- _Set problem_: Restate all the material verbatim, except for the pictures.

- _Collected material_:
◆ ◆ ◆ ◆ ◆ ◆ ◆

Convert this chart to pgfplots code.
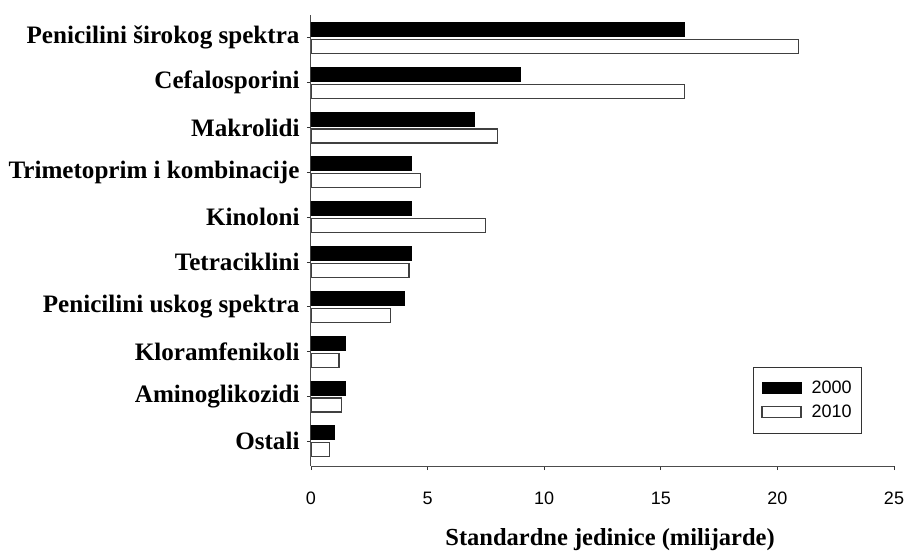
\documentclass[border=0pt]{standalone}
\usepackage{fontspec}
\setmainfont{Liberation Serif}
\newfontfamily\arial{Liberation Sans}
\usepackage{pgfplots}
\pgfplotsset{compat=1.18}
\begin{document}
\begin{tikzpicture}
\path[use as bounding box] (-311bp,-86bp) rectangle (595bp,466bp);
\begin{axis}[
  at={(0,0)}, anchor=south west,
  scale only axis, width=583bp, height=451bp,
  xbar, bar width=14bp,
  xmin=0, xmax=25, ymin=-0.55, ymax=9.51,
  axis x line=bottom, axis y line=left,
  axis line style={-, line width=1bp, black!70},
  xtick={0,5,...,25}, ytick={0,...,9},
  yticklabels={Ostali, Aminoglikozidi, Kloramfenikoli, Penicilini uskog spektra, Tetraciklini, Kinoloni, Trimetoprim i kombinacije, Makrolidi, Cefalosporini, Penicilini širokog spektra},
  tick align=outside, major tick length=4bp,
  tick style={black!80, line width=0.8bp},
  x tick label style={font=\arial\fontsize{18bp}{20bp}\selectfont, anchor=base, yshift=-34bp},
  y tick label style={font=\bfseries\fontsize{25.1bp}{29bp}\selectfont, xshift=-4bp},
  /pgf/number format/assume math mode=true,
  xlabel={Standardne jedinice (milijarde)},
  xlabel style={font=\bfseries\fontsize{24.5bp}{28bp}\selectfont, at={(axis description cs:0.513,0)}, anchor=center, yshift=-74bp},
  legend style={at={(0.758,0.22)}, anchor=north west, draw=black!80, line width=1bp,
    font=\arial\fontsize{18bp}{20bp}\selectfont, inner xsep=8bp, inner ysep=12bp,
    row sep=6bp, column sep=8bp, cells={anchor=west}},
]
\addplot[fill=black, draw=black, line width=1bp, bar shift=8.5bp,
  legend image code/.code={\draw[fill=black,draw=black,line width=1bp] (0bp,-5.5bp) rectangle (39bp,5.5bp);}]
  coordinates {(1.0,0) (1.5,1) (1.5,2) (4.0,3) (4.3,4) (4.3,5) (4.3,6) (7.0,7) (9.0,8) (16.0,9)};
\addplot[fill=white, draw=black!75, line width=1.2bp, bar shift=-8.5bp,
  legend image code/.code={\draw[fill=white,draw=black!75,line width=1.2bp] (0bp,-5.5bp) rectangle (39bp,5.5bp);}]
  coordinates {(0.8,0) (1.3,1) (1.2,2) (3.4,3) (4.2,4) (7.5,5) (4.7,6) (8.0,7) (16.0,8) (20.9,9)};
\legend{2000,2010}
\end{axis}
\end{tikzpicture}
\end{document}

◆ ◆ ◆ ◆ ◆ ◆ ◆

- _Task response_:
Convert this chart to pgfplots code.
\documentclass[border=0pt]{standalone}
\usepackage{fontspec}
\setmainfont{Liberation Serif}
\newfontfamily\arial{Liberation Sans}
\usepackage{pgfplots}
\pgfplotsset{compat=1.18}
\begin{document}
\begin{tikzpicture}
\path[use as bounding box] (-311bp,-86bp) rectangle (595bp,466bp);
\begin{axis}[
  at={(0,0)}, anchor=south west,
  scale only axis, width=583bp, height=451bp,
  xbar, bar width=14bp,
  xmin=0, xmax=25, ymin=-0.55, ymax=9.51,
  axis x line=bottom, axis y line=left,
  axis line style={-, line width=1bp, black!70},
  xtick={0,5,...,25}, ytick={0,...,9},
  yticklabels={Ostali, Aminoglikozidi, Kloramfenikoli, Penicilini uskog spektra, Tetraciklini, Kinoloni, Trimetoprim i kombinacije, Makrolidi, Cefalosporini, Penicilini širokog spektra},
  tick align=outside, major tick length=4bp,
  tick style={black!80, line width=0.8bp},
  x tick label style={font=\arial\fontsize{18bp}{20bp}\selectfont, anchor=base, yshift=-34bp},
  y tick label style={font=\bfseries\fontsize{25.1bp}{29bp}\selectfont, xshift=-4bp},
  /pgf/number format/assume math mode=true,
  xlabel={Standardne jedinice (milijarde)},
  xlabel style={font=\bfseries\fontsize{24.5bp}{28bp}\selectfont, at={(axis description cs:0.513,0)}, anchor=center, yshift=-74bp},
  legend style={at={(0.758,0.22)}, anchor=north west, draw=black!80, line width=1bp,
    font=\arial\fontsize{18bp}{20bp}\selectfont, inner xsep=8bp, inner ysep=12bp,
    row sep=6bp, column sep=8bp, cells={anchor=west}},
]
\addplot[fill=black, draw=black, line width=1bp, bar shift=8.5bp,
  legend image code/.code={\draw[fill=black,draw=black,line width=1bp] (0bp,-5.5bp) rectangle (39bp,5.5bp);}]
  coordinates {(1.0,0) (1.5,1) (1.5,2) (4.0,3) (4.3,4) (4.3,5) (4.3,6) (7.0,7) (9.0,8) (16.0,9)};
\addplot[fill=white, draw=black!75, line width=1.2bp, bar shift=-8.5bp,
  legend image code/.code={\draw[fill=white,draw=black!75,line width=1.2bp] (0bp,-5.5bp) rectangle (39bp,5.5bp);}]
  coordinates {(0.8,0) (1.3,1) (1.2,2) (3.4,3) (4.2,4) (7.5,5) (4.7,6) (8.0,7) (16.0,8) (20.9,9)};
\legend{2000,2010}
\end{axis}
\end{tikzpicture}
\end{document}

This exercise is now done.